DO THIS: Check each line for the string "matplotlib" and give only the count of lines that have it.

PROVIDED MATERIAL:
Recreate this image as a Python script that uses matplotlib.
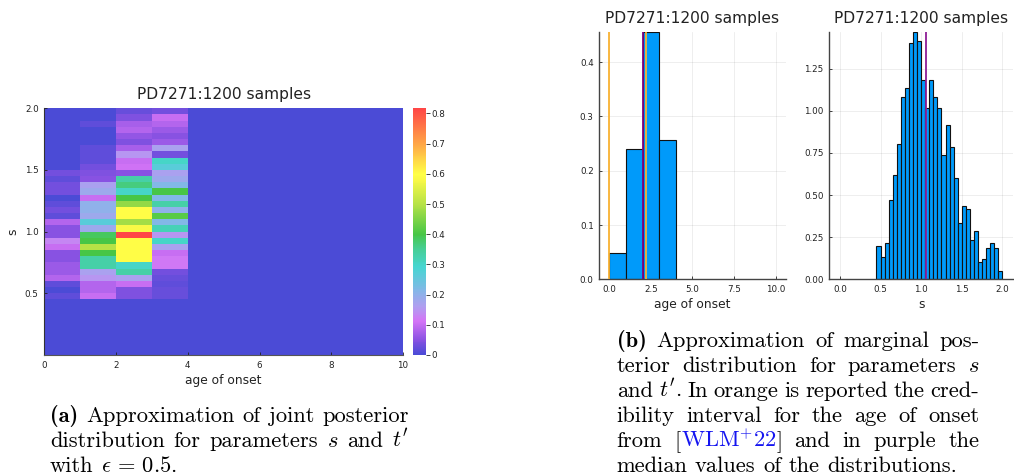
import numpy as np
import matplotlib
matplotlib.use("Agg")
import matplotlib.pyplot as plt
from matplotlib.colors import LinearSegmentedColormap

# ------------------------------------------------------------------ data
title = "PD7271:1200 samples"

# joint posterior (density) ; rows = s bins from 1.95-2.00 (top) down to 0.45-0.50
# columns = age-of-onset bins [0-1, 1-2, 2-3, 3-4]
joint_rows = [
    [0.000, 0.000, 0.025, 0.033],
    [0.000, 0.000, 0.042, 0.100],
    [0.000, 0.017, 0.075, 0.083],
    [0.000, 0.000, 0.083, 0.067],
    [0.000, 0.000, 0.058, 0.050],
    [0.000, 0.000, 0.042, 0.067],
    [0.000, 0.017, 0.075, 0.167],
    [0.000, 0.017, 0.150, 0.033],
    [0.000, 0.017, 0.100, 0.300],
    [0.000, 0.033, 0.108, 0.267],
    [0.033, 0.042, 0.050, 0.167],
    [0.017, 0.050, 0.333, 0.183],
    [0.033, 0.167, 0.367, 0.217],
    [0.033, 0.183, 0.300, 0.400],
    [0.000, 0.100, 0.400, 0.217],
    [0.017, 0.200, 0.467, 0.333],
    [0.033, 0.200, 0.600, 0.200],
    [0.017, 0.183, 0.600, 0.417],
    [0.083, 0.267, 0.483, 0.217],
    [0.050, 0.183, 0.583, 0.317],
    [0.050, 0.383, 0.817, 0.150],
    [0.133, 0.400, 0.600, 0.300],
    [0.100, 0.500, 0.600, 0.167],
    [0.050, 0.400, 0.600, 0.100],
    [0.050, 0.333, 0.600, 0.117],
    [0.067, 0.333, 0.300, 0.117],
    [0.067, 0.167, 0.333, 0.033],
    [0.083, 0.150, 0.167, 0.025],
    [0.017, 0.083, 0.100, 0.017],
    [0.000, 0.083, 0.042, 0.025],
    [0.017, 0.100, 0.042, 0.025],
]
joint_top_s = 2.0
age_range = (0, 10)     # 10 bins of width 1
s_range = (0.0, 2.0)    # 40 bins of width 0.05
cbar_ticks = [0, 0.1, 0.2, 0.3, 0.4, 0.5, 0.6, 0.7, 0.8]
cbar_ticklabels = ["0", "0.1", "0.2", "0.3", "0.4", "0.5", "0.6", "0.7", "0.8"]

# marginal of age of onset
age_bin_left = [0, 1, 2, 3]
age_density = [0.048, 0.240, 0.455, 0.257]
age_credible = [0.0, 2.22]
age_median = 2.02

# marginal of s (bins of 0.05 starting at 0.45)
s_bin_left0 = 0.45
s_bin_width = 0.05
s_density = [0.200, 0.134, 0.218, 0.469, 0.619, 0.801, 1.084, 1.133, 1.400, 1.466,
             1.416, 1.183, 1.017, 1.183, 1.084, 1.017, 0.736, 0.918, 0.785, 0.599,
             0.336, 0.435, 0.417, 0.233, 0.285, 0.101, 0.119, 0.184, 0.218, 0.184,
             0.051]
s_median = 1.06

caption_a = [
    "(a) Approximation of joint posterior",
    "distribution for parameters $s$ and $t'$",
    "with $\\epsilon\\,=\\,0.5$.",
]
caption_b = [
    "(b) Approximation of marginal pos-",
    "terior distribution for parameters $s$",
    "and $t'$. In orange is reported the cred-",
    "ibility interval for the age of onset",
    "from [|WLM$^{+}$22|] and in purple the",
    "median values of the distributions.",
]

# ------------------------------------------------------------------ style
W, H = 1014, 474
fig = plt.figure(figsize=(W / 100, H / 100), dpi=100)
plt.rcParams["mathtext.fontset"] = "cm"
TXT = "#222222"
TICK_FS = 6.3
LAB_FS = 8.8
TITLE_FS = 11.2


def px_axes(l, t, r, b):
    return fig.add_axes([l / W, 1 - b / H, (r - l) / W, (b - t) / H])


# ------------------------------------------------------------------ heatmap
cmap = LinearSegmentedColormap.from_list(
    "rb",
    [(0.0, "#4B4BD6"), (0.05 / 0.817, "#8A52E2"), (0.11 / 0.817, "#D474F6"),
     (0.16 / 0.817, "#B09EF0"), (0.21 / 0.817, "#86B6E8"), (0.29 / 0.817, "#46D6D2"),
     (0.35 / 0.817, "#46CE96"), (0.40 / 0.817, "#46C646"), (0.50 / 0.817, "#B6E246"),
     (0.58 / 0.817, "#F8F846"), (0.60 / 0.817, "#FFFF46"), (0.70 / 0.817, "#FFA646"),
     (1.0, "#FF4646")])

n_age = age_range[1] - age_range[0]
n_s = 40
Z = np.zeros((n_s, n_age))
for k, row in enumerate(joint_rows):
    i = int(round((joint_top_s - s_range[0]) / s_bin_width)) - 1 - k
    Z[i, :len(row)] = row
xe = np.linspace(age_range[0], age_range[1], n_age + 1)
ye = np.linspace(s_range[0], s_range[1], n_s + 1)

axh = px_axes(44.3, 108.3, 403, 355)
vmax = max(max(r) for r in joint_rows)
mesh = axh.pcolormesh(xe, ye, Z, cmap=cmap, vmin=0, vmax=vmax, shading="flat")
axh.set_xlim(0, 10)
axh.set_ylim(0, 2)
axh.set_xticks([0, 2, 4, 6, 8, 10])
axh.set_yticks([0.5, 1.0, 1.5, 2.0])
axh.set_yticklabels(["0.5", "1.0", "1.5", "2.0"])
axh.tick_params(labelsize=TICK_FS, colors=TXT, length=2, width=0.6, direction="in", pad=4)
for sp in ["top", "right"]:
    axh.spines[sp].set_visible(False)
axh.spines["left"].set_color("#333333")
axh.spines["bottom"].set_color("#555555")
axh.spines["left"].set_linewidth(0.8)
axh.spines["bottom"].set_linewidth(0.8)
axh.set_xlabel("age of onset", fontsize=LAB_FS, color=TXT, labelpad=3)
axh.set_ylabel("s", fontsize=LAB_FS, color=TXT, labelpad=4)
axh.set_title(title, fontsize=TITLE_FS, color=TXT, pad=7)

axc = px_axes(412.5, 108.3, 425.5, 355)
cb = fig.colorbar(mesh, cax=axc)
cb.outline.set_visible(False)
cb.set_ticks(cbar_ticks)
cb.set_ticklabels(cbar_ticklabels)
axc.tick_params(labelsize=TICK_FS, colors=TXT, length=3, width=0.6, pad=1.5)

# ------------------------------------------------------------------ histograms
BLUE = "#009AFA"


def style_hist(ax):
    for sp in ["top", "right"]:
        ax.spines[sp].set_visible(False)
    for sp in ["left", "bottom"]:
        ax.spines[sp].set_color("#444444")
        ax.spines[sp].set_linewidth(1.0)
    ax.grid(True, color="#000000", alpha=0.08, linewidth=0.6)
    ax.set_axisbelow(True)
    ax.tick_params(labelsize=TICK_FS, colors=TXT, length=2.5, width=0.6, direction="in", pad=4)
    ax.set_title(title, fontsize=TITLE_FS, color=TXT, pad=6.5)


ax1 = px_axes(599.3, 32.3, 785.5, 279.3)
ax1.bar(age_bin_left, age_density, width=1, align="edge", color=BLUE,
        edgecolor="#111111", linewidth=0.8, zorder=2)
for xv in age_credible:
    ax1.axvline(xv, color="#F9B233", linewidth=1.3, zorder=4)
ax1.axvline(age_median, color="#800080", linewidth=1.3, zorder=3)
ax1.set_xlim(-0.6, 10.6)
ax1.set_ylim(0, max(age_density))
ax1.set_xticks([0, 2.5, 5, 7.5, 10])
ax1.set_xticklabels(["0.0", "2.5", "5.0", "7.5", "10.0"])
ax1.set_yticks([0, 0.1, 0.2, 0.3, 0.4])
ax1.set_yticklabels(["0.0", "0.1", "0.2", "0.3", "0.4"])
ax1.set_xlabel("age of onset", fontsize=LAB_FS, color=TXT, labelpad=3)
style_hist(ax1)

ax2 = px_axes(829.3, 32.3, 1013, 279.3)
s_left = [s_bin_left0 + s_bin_width * i for i in range(len(s_density))]
ax2.bar(s_left, s_density, width=s_bin_width, align="edge", color=BLUE,
        edgecolor="#111111", linewidth=0.8, zorder=2)
ax2.axvline(s_median, color="#8E1E96", linewidth=1.3, zorder=3)
ax2.set_xlim(-0.13, 2.13)
ax2.set_ylim(0, max(s_density))
ax2.set_xticks([0, 0.5, 1.0, 1.5, 2.0])
ax2.set_xticklabels(["0.0", "0.5", "1.0", "1.5", "2.0"])
ax2.set_yticks([0, 0.25, 0.5, 0.75, 1.0, 1.25])
ax2.set_yticklabels(["0.00", "0.25", "0.50", "0.75", "1.00", "1.25"])
ax2.set_xlabel("s", fontsize=LAB_FS, color=TXT, labelpad=3)
style_hist(ax2)

# ------------------------------------------------------------------ captions (justified)
BASE_FS = 15.0
fig.canvas.draw()
renderer = fig.canvas.get_renderer()


def parse_word(word):
    # segments separated by '|' ; odd segments are blue (citation)
    segs = []
    for j, part in enumerate(word.split("|")):
        if part == "":
            continue
        bold = part in ("(a)", "(b)")
        color = "#1515F0" if j % 2 == 1 else "black"
        segs.append((part, color, bold))
    return segs


def split_words(line):
    # split on spaces that are outside math
    words, cur, inmath = [], "", False
    for ch in line:
        if ch == "$":
            inmath = not inmath
        if ch == " " and not inmath:
            words.append(cur)
            cur = ""
        else:
            cur += ch
    words.append(cur)
    return words


def seg_width(s, bold, fs):
    t = fig.text(0, 0, s, fontsize=fs, family="cmb10" if bold else "cmr10")
    w = t.get_window_extent(renderer).width
    t.remove()
    return w


def natural_width(line, fs):
    words = [parse_word(w) for w in split_words(line)]
    tot = sum(seg_width(s, b, fs) for wd in words for (s, c, b) in wd)
    return tot + (len(words) - 1) * 0.36 * fs * 100 / 72


# choose a size for which the justified lines need only a natural word spacing
ratios = []
for lines, x0, x1 in ((caption_a, 50, 409), (caption_b, 616.7, 979.3)):
    for ln in lines[:-1]:
        ratios.append((x1 - x0) / natural_width(ln, BASE_FS))
CAP_FS = BASE_FS * float(np.median(ratios)) * 0.98
SPACE = 0.333 * CAP_FS * 100 / 72


def draw_caption(lines, x0, x1, y0, dy):
    for li, line in enumerate(lines):
        words = [parse_word(w) for w in split_words(line)]
        widths = [[seg_width(s, b, CAP_FS) for (s, c, b) in wd] for wd in words]
        total = sum(sum(ws) for ws in widths)
        last = li == len(lines) - 1
        gap = SPACE if last else (x1 - x0 - total) / (len(words) - 1)
        x = x0
        y = y0 + li * dy
        for wd, ws in zip(words, widths):
            for (s, c, b), w in zip(wd, ws):
                fig.text(x / W, 1 - y / H, s, fontsize=CAP_FS, color=c,
                         family="cmb10" if b else "cmr10", ha="left", va="baseline")
                x += w
            x += gap


draw_caption(caption_a, 50, 409, 421.7, 25.0)
draw_caption(caption_b, 616.7, 979.3, 346.7, 25.0)

fig.savefig("out.png", dpi=100)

TASK RESPONSE: 5